11月7日に、東京都で、在宅の緩和ケアについての研修会があり、新宿区の英先生が在宅医療での緩和医療について前半、後半に私が在宅の訪問看護ステーションの実際をお話しました。

医師が20人、看護師が200人以上、その他の職種の方々合わせると、大勢の方々で、会場はいっぱいでした。

 もうすでに、現場で活躍されている方々への研修なので、私が経験した事例をご紹介し、緩和ケアについてのほんの一部分でしかありませんが、何かのヒント位になれば、という気持ちで、お話しました。

 わたしは、これまで、がんの患者さんから大勢のことを学びました。

いつも、講演などの場でお話ししながら感じることですが、私は、自分の力で、あるいは、訪問看護師の力で、患者さん・利用者さんによい時間が過ごせるように、なんて考えていません。

患者さん、家族の力が、人生の幕を引く時の貴重な場面を作っているのです。私は、毎回、その場面に立ち会えた喜びと緊張に、一生懸命役割を果たしたい、と感じています。

私が、講演などで、お話を引き受けるのは、この患者さんが繰り広げるそれぞれの人生の最後に、医師や看護師がそれを台無しにしてしまうことが、まだまだあると感じるからです。

医師や看護師は勘違いしていることがあります。「死」の前には、医療は裏方に回らなければなりません。その人のこれまで生きた全てが、本人、家族のなかで貴重な時間として流れているのです。

そこに、医療従事者がずかずかと入ってはいけないと思います。

余裕のない医師や看護師は、自分のすべきことに必至になって、その看護師の大変な気持ちを、患者さん、家族に伝えてしまいます。
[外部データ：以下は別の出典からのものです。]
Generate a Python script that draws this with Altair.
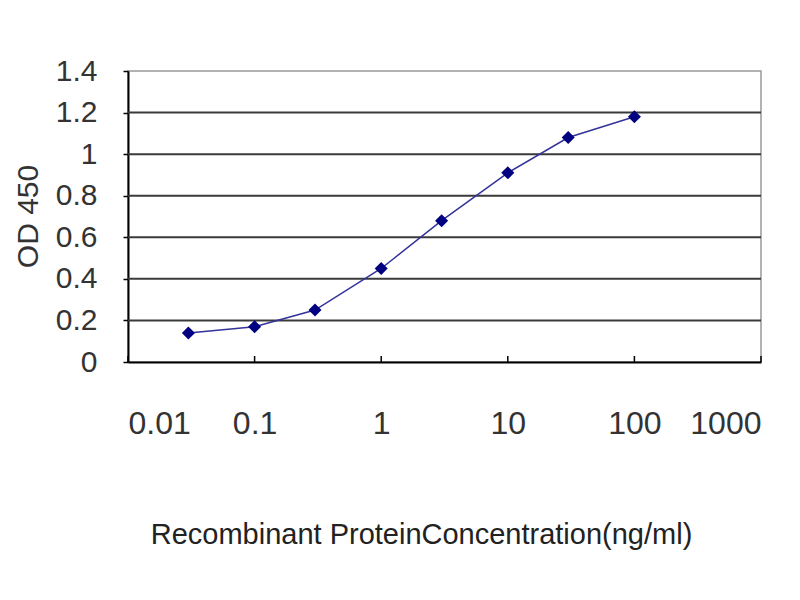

私は、それは看護師が看取りという、不慣れな場面をきちんと技術として、身につけていないことが理由の一つだと考えています。

 

 80分という短い時間の関係で、そのうわべの知識、技術の面の講演になってしまいました。

最低の看取りや緩和ケアの知識、技術の上に、その看護師の死生観が大切になってきますし、人のとらえ方、といった哲学も影響します。

そんな、話し合いも皆さんとぜひ、したかったと思います。

そんなことを帰りの電車で考えながら、不消化の気持ちでいっぱいでした。